- [Exercise requirements]: Check each line below for the word "this", and copy those that have it.

- [Task material]:
============
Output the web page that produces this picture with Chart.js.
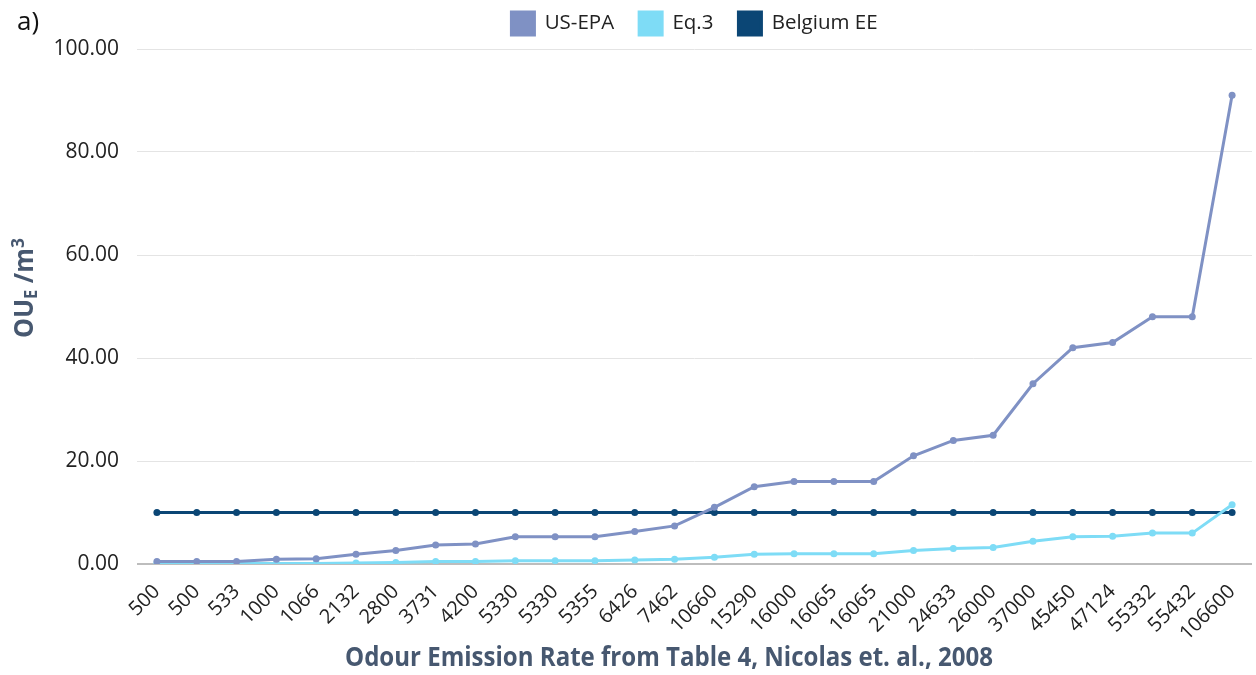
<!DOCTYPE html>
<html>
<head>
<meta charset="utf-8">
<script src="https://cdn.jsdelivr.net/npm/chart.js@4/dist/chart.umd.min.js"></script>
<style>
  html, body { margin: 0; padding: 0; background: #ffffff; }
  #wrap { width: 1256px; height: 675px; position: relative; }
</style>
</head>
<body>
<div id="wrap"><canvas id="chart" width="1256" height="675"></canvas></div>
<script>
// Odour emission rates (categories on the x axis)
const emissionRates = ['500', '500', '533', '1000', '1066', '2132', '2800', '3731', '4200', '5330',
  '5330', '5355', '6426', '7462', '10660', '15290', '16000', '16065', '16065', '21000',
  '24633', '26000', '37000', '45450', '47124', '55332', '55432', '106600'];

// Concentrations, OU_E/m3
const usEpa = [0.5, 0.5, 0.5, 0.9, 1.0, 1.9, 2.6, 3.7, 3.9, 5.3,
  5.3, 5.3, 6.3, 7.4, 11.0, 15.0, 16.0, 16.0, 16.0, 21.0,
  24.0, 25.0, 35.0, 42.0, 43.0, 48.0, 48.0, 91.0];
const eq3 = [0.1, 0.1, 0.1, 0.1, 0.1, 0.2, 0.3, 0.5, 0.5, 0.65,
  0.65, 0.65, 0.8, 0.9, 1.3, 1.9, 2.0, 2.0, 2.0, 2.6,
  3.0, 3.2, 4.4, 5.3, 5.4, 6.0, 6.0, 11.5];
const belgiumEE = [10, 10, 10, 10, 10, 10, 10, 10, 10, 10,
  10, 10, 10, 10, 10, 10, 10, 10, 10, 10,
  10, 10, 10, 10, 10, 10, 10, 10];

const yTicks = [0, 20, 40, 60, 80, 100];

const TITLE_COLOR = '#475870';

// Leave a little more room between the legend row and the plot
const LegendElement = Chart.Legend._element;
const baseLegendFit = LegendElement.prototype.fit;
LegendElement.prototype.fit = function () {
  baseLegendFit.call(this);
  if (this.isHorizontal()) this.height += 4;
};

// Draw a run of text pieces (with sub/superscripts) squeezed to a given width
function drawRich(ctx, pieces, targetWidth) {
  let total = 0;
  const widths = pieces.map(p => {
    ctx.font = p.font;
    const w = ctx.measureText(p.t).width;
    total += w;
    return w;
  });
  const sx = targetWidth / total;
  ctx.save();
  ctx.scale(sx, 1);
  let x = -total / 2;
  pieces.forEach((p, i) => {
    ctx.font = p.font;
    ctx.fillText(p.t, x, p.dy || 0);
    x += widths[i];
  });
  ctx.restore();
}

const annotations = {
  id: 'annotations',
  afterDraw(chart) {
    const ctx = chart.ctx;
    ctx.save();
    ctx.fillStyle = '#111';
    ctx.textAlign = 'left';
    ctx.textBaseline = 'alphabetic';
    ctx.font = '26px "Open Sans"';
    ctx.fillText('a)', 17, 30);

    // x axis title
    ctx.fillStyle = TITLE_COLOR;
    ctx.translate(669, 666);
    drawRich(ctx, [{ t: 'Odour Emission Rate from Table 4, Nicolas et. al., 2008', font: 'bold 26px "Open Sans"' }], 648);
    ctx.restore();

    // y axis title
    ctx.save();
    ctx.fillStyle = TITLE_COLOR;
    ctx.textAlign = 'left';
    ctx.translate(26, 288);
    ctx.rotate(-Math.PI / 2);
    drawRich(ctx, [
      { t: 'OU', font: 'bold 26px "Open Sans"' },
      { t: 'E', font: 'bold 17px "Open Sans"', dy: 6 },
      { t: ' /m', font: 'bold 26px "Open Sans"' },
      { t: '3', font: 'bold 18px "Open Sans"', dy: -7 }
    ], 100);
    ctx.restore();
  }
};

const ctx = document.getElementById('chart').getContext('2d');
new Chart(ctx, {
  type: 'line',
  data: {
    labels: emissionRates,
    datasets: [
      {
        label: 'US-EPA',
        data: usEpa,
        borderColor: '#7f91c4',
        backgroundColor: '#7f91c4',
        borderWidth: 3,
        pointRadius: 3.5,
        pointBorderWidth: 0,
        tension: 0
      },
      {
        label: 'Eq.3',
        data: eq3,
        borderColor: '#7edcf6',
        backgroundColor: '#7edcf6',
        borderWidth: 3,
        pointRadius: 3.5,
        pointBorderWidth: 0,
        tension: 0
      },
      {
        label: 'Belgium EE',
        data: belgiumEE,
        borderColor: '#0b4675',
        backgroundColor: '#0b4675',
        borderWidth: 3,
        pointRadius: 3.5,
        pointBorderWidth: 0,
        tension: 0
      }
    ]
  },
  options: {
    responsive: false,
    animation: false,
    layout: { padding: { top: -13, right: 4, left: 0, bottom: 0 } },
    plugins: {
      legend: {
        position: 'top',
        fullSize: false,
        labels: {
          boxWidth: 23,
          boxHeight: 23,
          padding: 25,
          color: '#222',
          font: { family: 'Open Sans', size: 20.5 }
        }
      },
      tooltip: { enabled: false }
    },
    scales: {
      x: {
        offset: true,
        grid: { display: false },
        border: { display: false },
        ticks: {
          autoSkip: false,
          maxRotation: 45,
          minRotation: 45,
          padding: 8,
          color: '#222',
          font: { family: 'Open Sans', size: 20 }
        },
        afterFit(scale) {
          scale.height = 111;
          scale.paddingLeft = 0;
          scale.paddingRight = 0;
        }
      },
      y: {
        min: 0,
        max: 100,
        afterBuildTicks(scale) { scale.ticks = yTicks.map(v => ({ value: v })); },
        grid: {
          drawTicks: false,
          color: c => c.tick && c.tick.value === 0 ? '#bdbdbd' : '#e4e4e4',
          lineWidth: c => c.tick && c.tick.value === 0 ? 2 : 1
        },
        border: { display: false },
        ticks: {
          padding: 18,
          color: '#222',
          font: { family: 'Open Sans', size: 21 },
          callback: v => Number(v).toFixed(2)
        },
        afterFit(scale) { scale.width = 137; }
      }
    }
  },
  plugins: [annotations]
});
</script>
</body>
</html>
============
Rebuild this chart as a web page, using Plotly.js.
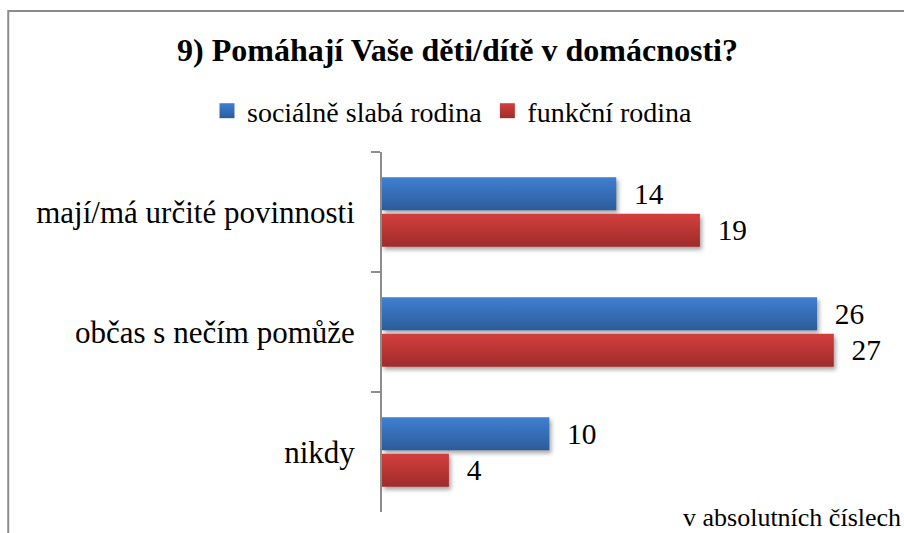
============
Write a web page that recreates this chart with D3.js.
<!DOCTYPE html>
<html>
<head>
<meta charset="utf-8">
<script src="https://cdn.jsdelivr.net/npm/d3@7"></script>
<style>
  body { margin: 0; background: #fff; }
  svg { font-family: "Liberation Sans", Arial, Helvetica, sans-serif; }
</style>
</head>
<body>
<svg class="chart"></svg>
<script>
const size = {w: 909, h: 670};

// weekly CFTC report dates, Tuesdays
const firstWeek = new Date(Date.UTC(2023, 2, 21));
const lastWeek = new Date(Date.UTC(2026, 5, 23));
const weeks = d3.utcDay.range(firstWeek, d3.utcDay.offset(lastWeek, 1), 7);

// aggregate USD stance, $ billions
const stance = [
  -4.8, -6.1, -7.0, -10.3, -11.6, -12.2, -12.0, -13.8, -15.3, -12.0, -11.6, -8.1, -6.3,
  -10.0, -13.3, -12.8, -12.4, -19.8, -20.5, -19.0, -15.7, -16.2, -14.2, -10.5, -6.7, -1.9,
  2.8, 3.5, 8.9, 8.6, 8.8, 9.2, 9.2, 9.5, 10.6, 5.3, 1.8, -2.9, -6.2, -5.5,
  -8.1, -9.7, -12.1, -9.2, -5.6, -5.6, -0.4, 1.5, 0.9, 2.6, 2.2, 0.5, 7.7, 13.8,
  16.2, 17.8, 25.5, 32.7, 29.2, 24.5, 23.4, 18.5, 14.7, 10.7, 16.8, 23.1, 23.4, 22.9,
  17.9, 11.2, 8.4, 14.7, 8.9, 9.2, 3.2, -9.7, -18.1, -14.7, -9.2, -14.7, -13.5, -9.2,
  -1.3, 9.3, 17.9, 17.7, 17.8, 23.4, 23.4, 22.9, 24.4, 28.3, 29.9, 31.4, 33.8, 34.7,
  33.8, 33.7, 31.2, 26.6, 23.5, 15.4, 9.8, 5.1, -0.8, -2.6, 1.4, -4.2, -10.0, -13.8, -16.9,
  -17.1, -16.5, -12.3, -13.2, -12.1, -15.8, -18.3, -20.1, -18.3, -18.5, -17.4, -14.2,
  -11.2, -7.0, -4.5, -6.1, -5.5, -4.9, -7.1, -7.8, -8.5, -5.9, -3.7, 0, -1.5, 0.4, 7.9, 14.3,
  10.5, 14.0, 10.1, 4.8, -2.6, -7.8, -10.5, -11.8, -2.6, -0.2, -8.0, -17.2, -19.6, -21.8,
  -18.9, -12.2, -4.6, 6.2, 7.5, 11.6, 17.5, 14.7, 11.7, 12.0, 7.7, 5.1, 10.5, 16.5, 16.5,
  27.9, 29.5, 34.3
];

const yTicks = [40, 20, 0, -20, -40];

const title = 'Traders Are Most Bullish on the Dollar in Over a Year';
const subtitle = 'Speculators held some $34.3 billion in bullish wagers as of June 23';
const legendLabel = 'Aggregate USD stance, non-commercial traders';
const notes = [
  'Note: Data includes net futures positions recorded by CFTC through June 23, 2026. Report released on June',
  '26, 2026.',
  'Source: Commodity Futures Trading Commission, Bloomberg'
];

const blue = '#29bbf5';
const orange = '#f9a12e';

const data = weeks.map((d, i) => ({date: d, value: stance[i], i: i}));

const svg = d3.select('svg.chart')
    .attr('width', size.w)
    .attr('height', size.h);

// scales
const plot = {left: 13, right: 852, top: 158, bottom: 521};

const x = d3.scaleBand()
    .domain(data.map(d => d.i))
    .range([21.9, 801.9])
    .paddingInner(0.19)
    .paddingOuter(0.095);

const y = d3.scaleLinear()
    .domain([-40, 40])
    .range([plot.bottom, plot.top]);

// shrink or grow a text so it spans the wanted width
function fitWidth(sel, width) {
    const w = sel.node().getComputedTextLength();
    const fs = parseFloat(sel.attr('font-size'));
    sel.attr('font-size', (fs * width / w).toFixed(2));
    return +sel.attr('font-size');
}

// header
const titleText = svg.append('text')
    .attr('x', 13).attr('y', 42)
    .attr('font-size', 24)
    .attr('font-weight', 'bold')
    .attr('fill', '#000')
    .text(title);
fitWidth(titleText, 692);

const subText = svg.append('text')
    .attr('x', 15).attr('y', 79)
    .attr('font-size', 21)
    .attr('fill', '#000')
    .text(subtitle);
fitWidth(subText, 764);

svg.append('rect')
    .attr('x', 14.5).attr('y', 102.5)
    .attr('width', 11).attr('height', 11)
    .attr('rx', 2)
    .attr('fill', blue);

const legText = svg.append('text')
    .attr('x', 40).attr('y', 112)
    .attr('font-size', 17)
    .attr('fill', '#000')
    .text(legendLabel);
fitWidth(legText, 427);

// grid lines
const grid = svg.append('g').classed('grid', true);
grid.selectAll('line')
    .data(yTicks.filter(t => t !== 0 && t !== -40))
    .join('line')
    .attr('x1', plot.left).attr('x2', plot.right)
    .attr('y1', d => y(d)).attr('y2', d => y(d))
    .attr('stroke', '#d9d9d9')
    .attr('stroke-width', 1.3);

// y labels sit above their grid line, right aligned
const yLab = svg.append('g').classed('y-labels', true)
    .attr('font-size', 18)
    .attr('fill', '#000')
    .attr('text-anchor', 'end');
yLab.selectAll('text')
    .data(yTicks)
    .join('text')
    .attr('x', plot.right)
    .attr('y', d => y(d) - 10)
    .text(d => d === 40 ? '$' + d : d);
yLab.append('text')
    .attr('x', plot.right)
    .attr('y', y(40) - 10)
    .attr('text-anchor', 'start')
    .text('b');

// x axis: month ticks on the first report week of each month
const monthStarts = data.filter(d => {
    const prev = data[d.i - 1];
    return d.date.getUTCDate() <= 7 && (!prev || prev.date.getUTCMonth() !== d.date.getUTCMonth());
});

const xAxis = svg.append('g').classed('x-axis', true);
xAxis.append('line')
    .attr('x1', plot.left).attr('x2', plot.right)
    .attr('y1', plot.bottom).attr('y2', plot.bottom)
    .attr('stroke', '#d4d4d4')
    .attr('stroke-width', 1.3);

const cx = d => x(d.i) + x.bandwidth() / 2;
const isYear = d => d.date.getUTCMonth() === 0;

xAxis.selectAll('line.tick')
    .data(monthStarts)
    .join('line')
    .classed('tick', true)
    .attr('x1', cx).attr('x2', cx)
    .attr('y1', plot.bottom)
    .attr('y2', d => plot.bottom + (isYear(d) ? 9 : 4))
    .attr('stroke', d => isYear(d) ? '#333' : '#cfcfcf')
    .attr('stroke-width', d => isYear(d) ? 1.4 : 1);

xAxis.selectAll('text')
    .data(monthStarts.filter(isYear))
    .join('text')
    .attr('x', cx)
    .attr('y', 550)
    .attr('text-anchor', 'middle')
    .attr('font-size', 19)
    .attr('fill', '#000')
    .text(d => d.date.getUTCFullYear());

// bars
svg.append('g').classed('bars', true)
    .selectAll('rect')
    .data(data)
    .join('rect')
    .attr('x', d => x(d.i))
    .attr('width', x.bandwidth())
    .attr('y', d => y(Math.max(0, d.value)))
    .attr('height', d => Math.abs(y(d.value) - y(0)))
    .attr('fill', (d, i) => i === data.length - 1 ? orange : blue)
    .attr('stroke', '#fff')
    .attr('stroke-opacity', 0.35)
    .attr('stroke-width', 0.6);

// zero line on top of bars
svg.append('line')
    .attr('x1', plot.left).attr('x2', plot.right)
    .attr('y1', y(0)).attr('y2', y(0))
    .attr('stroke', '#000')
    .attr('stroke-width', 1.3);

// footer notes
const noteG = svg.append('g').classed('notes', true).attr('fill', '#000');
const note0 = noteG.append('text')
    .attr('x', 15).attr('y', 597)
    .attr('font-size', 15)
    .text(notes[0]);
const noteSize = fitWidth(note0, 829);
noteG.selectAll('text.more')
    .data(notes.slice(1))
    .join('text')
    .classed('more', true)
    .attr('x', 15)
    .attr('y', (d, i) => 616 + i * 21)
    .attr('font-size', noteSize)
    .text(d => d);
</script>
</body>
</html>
============
- [Correct response]:
Output the web page that produces this picture with Chart.js.
  baseLegendFit.call(this);
  if (this.isHorizontal()) this.height += 4;
Rebuild this chart as a web page, using Plotly.js.
Write a web page that recreates this chart with D3.js.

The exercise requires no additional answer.